The developer, Woodpecker Properties, had appealed against two sets of rejected plans for the flats.

The first scheme for 31 flats, two shops and parking was rejected by West Dorset District Council planning committee in August last year. A second set of plans for 26 flats, two shops, four office units and parking was also rejected in May 2005.

Poundbury, built on Duchy of Cornwall land, was conceived by Prince Charles to inspire town planning and design after he derided contemporary architecture.

But residents have argued that the flats at Jubilee Court were "cramped", "poorly designed" and a "monstrous carbuncle".

The planning inspector, Jonathan Roberts, who heard evidence during the appeal hearing in September this year, has dismissed Woodpecker's appeals for both sets of plans.

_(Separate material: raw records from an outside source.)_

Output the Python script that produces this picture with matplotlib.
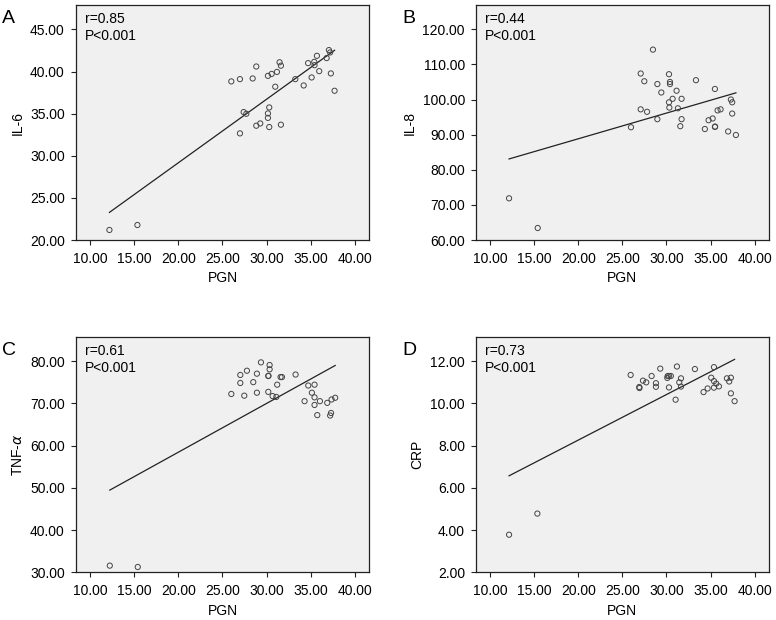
import numpy as np
import matplotlib.pyplot as plt

plt.rcParams['font.family'] = ['Liberation Sans', 'DejaVu Sans']

# PGN (x) and marker values, one panel at a time
pgn_a = [12.19, 15.36, 26.0, 26.98, 28.42, 28.83, 30.15, 30.57, 31.17, 31.47, 31.62, 30.98,
         33.25, 34.2, 34.7, 35.1, 35.4, 35.43, 35.7, 35.96, 36.8, 37.06, 37.2, 37.28, 37.7,
         27.4, 27.7, 30.3, 30.15, 30.15, 28.83, 29.28, 30.3, 31.62, 26.98]
il6 = [21.19, 21.78, 38.83, 39.1, 39.18, 40.6, 39.49, 39.72, 39.96, 41.1, 40.7, 38.2,
       39.1, 38.35, 41.0, 39.3, 41.15, 40.76, 41.87, 40.05, 41.6, 42.55, 42.27, 39.78, 37.72,
       35.19, 34.99, 35.74, 35.03, 34.5, 33.57, 33.84, 33.41, 33.69, 32.66]

pgn_b = [12.15, 15.40, 28.47, 27.08, 27.49, 28.97, 29.42, 30.29, 30.4, 30.4, 31.15, 30.7,
         31.72, 30.29, 30.33, 31.3, 33.35, 35.5, 27.08, 27.8, 28.97, 25.98, 31.72, 31.57,
         34.36, 34.78, 35.24, 35.5, 35.52, 35.8, 36.14, 37.31, 37.46, 37.46, 37.0, 37.88]
il8 = [71.87, 63.42, 114.2, 107.4, 105.2, 104.4, 102.0, 107.2, 105.0, 104.4, 102.5, 100.2,
       100.2, 99.2, 97.7, 97.5, 105.5, 103.0, 97.2, 96.5, 94.4, 92.1, 94.4, 92.4,
       91.6, 94.1, 94.6, 92.2, 92.3, 96.9, 97.2, 100.0, 99.2, 96.0, 90.9, 89.9]

pgn_c = [12.23, 15.40, 29.36, 30.34, 30.34, 30.19, 30.21, 27.77, 28.9, 27.02, 27.02, 28.49,
         31.58, 31.74, 33.28, 31.2, 26.0, 27.47, 28.9, 30.19, 30.68, 31.1, 34.72, 35.43,
         35.13, 35.43, 34.3, 35.43, 36.04, 36.87, 37.36, 37.77, 35.74, 37.2, 37.3]
tnf = [31.58, 31.26, 79.68, 79.05, 78.03, 76.45, 76.5, 77.7, 77.0, 76.7, 74.8, 75.0,
       76.2, 76.2, 76.8, 74.4, 72.2, 71.8, 72.5, 72.7, 71.7, 71.5, 74.2, 74.4,
       72.5, 71.4, 70.5, 69.6, 70.5, 70.1, 70.9, 71.3, 67.2, 67.1, 67.7]

pgn_d = [12.15, 15.36, 25.94, 27.34, 27.71, 26.92, 26.94, 28.32, 28.81, 28.81, 29.3, 30.1,
         30.14, 30.3, 30.5, 30.29, 31.19, 31.46, 31.65, 31.65, 31.04, 33.23, 34.21, 34.67,
         35.39, 35.08, 35.39, 35.39, 35.65, 35.95, 36.86, 37.12, 37.31, 37.31, 37.73]
crp = [3.78, 4.78, 11.34, 11.07, 10.99, 10.77, 10.72, 11.29, 10.95, 10.78, 11.64, 11.2,
       11.29, 11.29, 11.29, 10.75, 11.74, 10.99, 11.18, 10.79, 10.17, 11.62, 10.53, 10.70,
       11.71, 11.21, 11.05, 10.74, 10.93, 10.80, 11.18, 11.03, 11.21, 10.47, 10.10]

# fit lines as drawn in the figure (slope, intercept)
fits = [(0.7545, 14.08), (0.7314, 74.19), (1.1546, 35.33), (0.2154, 3.95)]
r_text = ['r=0.85', 'r=0.44', 'r=0.61', 'r=0.73']
letters = ['A', 'B', 'C', 'D']
ylabels = ['IL-6', 'IL-8', r'TNF-$\alpha$', 'CRP']
yticks = [[20, 25, 30, 35, 40, 45], [60, 70, 80, 90, 100, 110, 120],
          [30, 40, 50, 60, 70, 80], [2, 4, 6, 8, 10, 12]]
ylims = [(20, 47.9), (60, 126.9), (30, 85.6), (2, 13.12)]
xticks = [10, 15, 20, 25, 30, 35, 40]

xs = [pgn_a, pgn_b, pgn_c, pgn_d]
ys = [il6, il8, tnf, crp]

fig = plt.figure(figsize=(7.76, 6.2), dpi=100)
# axes boxes (left, bottom, width, height) in figure fractions
boxes = [(0.0979, 0.6129, 0.3776, 0.379), (0.6134, 0.6129, 0.3772, 0.379),
         (0.0979, 0.0769, 0.3776, 0.379), (0.6134, 0.0769, 0.3772, 0.379)]

for i in range(4):
    ax = fig.add_axes(boxes[i])
    ax.set_facecolor('#f0f0f0')
    x = np.array(xs[i])
    y = np.array(ys[i])
    ax.scatter(x, y, s=14, facecolors='none', edgecolors='#444444', linewidths=0.7, zorder=3)
    m, b = fits[i]
    xl = np.array([x.min(), x.max()])
    ax.plot(xl, m * xl + b, color='#222222', lw=0.9, zorder=2)
    ax.set_xlim(8.4, 41.6)
    ax.set_ylim(*ylims[i])
    ax.set_xticks(xticks)
    ax.set_xticklabels(['%.2f' % v for v in xticks])
    ax.set_yticks(yticks[i])
    ax.set_yticklabels(['%.2f' % v for v in yticks[i]])
    ax.tick_params(labelsize=10, length=3.5, width=0.8, color='#222222')
    ax.tick_params(axis='x', pad=5)
    ax.tick_params(axis='y', pad=4.5)
    for sp in ax.spines.values():
        sp.set_linewidth(0.9)
        sp.set_color('#222222')
    ax.set_xlabel('PGN', fontsize=10, labelpad=4)
    ax.set_ylabel(ylabels[i], fontsize=10, labelpad=4)
    ax.text(0.03, 0.97, r_text[i] + '\nP<0.001', transform=ax.transAxes,
            ha='left', va='top', fontsize=10, linespacing=1.25)
    bx, by, bw, bh = boxes[i]
    fig.text(bx - 0.095, by + bh - 0.008, letters[i], fontsize=14, ha='left', va='top')

fig.savefig('out.png', dpi=100)
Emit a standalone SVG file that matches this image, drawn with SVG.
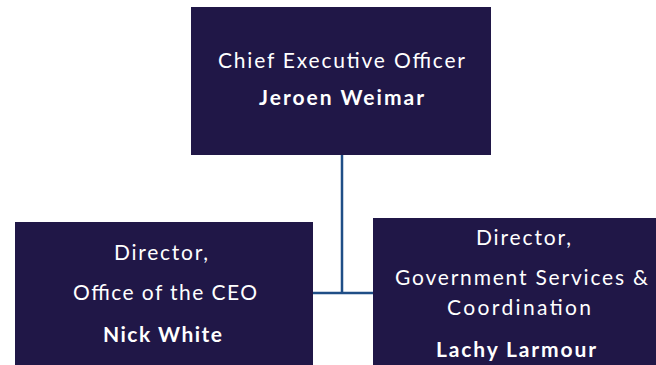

David Dawkins, who lives next to the proposed site, spoke on behalf of residents who opposed the scheme. He said the project would have created about 130 dwellings per hectare compared with government recommendations of 40 per hectare. Mr Dawkins, a transport planner for Dorset County Council, said the Duchy had ignored residents. "Consequently it's very reassuring to see that when we set out the real issues, the planning issues, in front of the independent inspectorate, some of our arguments must have been right and these are the arguments that the Duchy have dismissed."

He said the decision had implications for the whole country. "Because it is an example housing estate, if the Duchy of Cornwall could have done it with the endorsement of the Office of the Deputy Prime Minister, other developers would have been citing Poundbury, which would have set a very strong precedent."